Indeed, industrial unrest in the copper sector appears to be making a comeback after several years of relative calm.

The Antamina mine in Peru is experiencing its second walk-out in the space of a month.

Also making an unwelcome return for miners are unexpected hits such as a fire at the Oyu Tolgoi mine in Mongolia, where this year's guidance had already been cut due to development delays, and a loss of power at Nevsun's Bisha mine in Eritrea.

Analysts have got used to making an allowance for such disruption in their supply forecasts. The ICSG for one is still predicting 7.3-percent growth for 2015 after "adjusting using historical disruption factors".

But it's still disconcerting that some of that disruption allowance is being filled even before the new year has actually started.

NEW PROBLEMS

Such is the stuff of copper markets past.

But there is also a new factor in play, complicating the interaction between mined and refined production.

Many of the new mines currently coming on stream are producing concentrates with high levels of impurities. Arsenic is a particularly problematic by-product given Chinese smelters face strict import restrictions on high-arsenic material.

Codelco's Ministro Hales mine is the problem poster child of this new generation of "dirty" concentrates producers.

The Chilean state-run company has been buying in "clean" concentrates for blending at a facility in Taiwan operated by concentrates trader Ocean Partners.

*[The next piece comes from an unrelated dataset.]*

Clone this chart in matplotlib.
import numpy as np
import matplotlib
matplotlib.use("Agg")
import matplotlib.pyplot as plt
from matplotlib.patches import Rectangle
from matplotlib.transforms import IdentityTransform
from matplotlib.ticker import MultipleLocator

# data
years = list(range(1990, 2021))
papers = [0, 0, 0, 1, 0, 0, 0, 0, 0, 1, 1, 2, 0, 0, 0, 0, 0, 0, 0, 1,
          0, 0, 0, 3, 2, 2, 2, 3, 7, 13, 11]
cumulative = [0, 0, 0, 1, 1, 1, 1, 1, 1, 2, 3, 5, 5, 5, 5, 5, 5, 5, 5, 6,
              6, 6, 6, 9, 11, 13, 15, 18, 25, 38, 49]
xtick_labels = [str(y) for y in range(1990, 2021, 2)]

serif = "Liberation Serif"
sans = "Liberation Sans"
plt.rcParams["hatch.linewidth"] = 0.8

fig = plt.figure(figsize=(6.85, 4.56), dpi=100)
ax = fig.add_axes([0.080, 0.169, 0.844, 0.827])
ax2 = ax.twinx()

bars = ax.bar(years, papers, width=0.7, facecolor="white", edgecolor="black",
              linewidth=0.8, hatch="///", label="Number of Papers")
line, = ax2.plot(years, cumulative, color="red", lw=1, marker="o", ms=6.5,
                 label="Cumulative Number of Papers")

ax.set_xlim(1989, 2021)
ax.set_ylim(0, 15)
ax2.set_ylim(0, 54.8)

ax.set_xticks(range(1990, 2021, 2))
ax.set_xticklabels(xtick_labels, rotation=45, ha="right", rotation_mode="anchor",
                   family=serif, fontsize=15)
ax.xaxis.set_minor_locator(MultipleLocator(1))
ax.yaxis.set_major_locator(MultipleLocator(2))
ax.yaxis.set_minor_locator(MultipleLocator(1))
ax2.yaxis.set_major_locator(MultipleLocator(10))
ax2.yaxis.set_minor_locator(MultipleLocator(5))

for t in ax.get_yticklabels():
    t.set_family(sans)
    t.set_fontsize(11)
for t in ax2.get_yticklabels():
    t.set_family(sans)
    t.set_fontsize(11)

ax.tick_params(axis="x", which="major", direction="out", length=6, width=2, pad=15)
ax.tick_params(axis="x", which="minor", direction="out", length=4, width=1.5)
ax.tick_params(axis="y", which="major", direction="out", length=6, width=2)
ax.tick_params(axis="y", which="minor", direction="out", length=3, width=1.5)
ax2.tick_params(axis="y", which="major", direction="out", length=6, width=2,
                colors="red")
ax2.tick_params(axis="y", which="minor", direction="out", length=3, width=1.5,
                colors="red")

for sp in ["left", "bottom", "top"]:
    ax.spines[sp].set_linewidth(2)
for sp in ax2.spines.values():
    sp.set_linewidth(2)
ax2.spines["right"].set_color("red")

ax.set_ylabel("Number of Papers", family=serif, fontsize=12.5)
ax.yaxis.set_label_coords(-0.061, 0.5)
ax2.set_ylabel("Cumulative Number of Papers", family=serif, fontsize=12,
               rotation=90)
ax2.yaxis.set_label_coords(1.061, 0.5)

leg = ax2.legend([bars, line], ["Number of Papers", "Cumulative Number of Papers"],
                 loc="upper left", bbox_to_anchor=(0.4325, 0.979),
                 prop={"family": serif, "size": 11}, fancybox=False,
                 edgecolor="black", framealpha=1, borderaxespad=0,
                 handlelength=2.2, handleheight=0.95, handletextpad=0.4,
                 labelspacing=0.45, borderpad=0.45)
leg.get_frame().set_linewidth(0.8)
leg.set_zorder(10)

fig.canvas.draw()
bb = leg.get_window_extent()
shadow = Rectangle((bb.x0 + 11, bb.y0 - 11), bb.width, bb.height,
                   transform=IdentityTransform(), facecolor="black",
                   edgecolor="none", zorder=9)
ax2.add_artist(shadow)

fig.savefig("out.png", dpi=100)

Others are either doing the same or selling material to third-party traders for blending.

The requirement to blend material before it can be sent to smelters has injected a totally new level of complexity into the copper supply chain.

It is why that 2013 mine surge failed to translate into refined metal surge.

Much of the extra supply simply went into building up stocks through the raw material supply chain, whether at blending operations or at smelters themselves.

Whether the resulting "bottle-neck" was a one-off or will be a continuing feature of the copper supply picture is a hotly-disputed topic among analysts right now.

At the very least it will complicate an already non-linear flow-through from mine availability to refined metal availability.

ELUSIVE SURPLUS?

It would still be a brave analyst to forecast anything other than concentrates surplus and resulting refined metal surplus next year.

But the figures are already being whittled lower. And as they are, the expected cushion against further disruption grows thinner.

Of course there are other factors in the bearish mix pressuring the copper price lower, not least concern about slowing growth in China, the world's engine-room of copper consumption.

But supply surge is the drum-beat to which the bears are marching. It's now up to the miners to deliver that surge and all the recent evidence suggests it's not going to be as straightforward as many assume.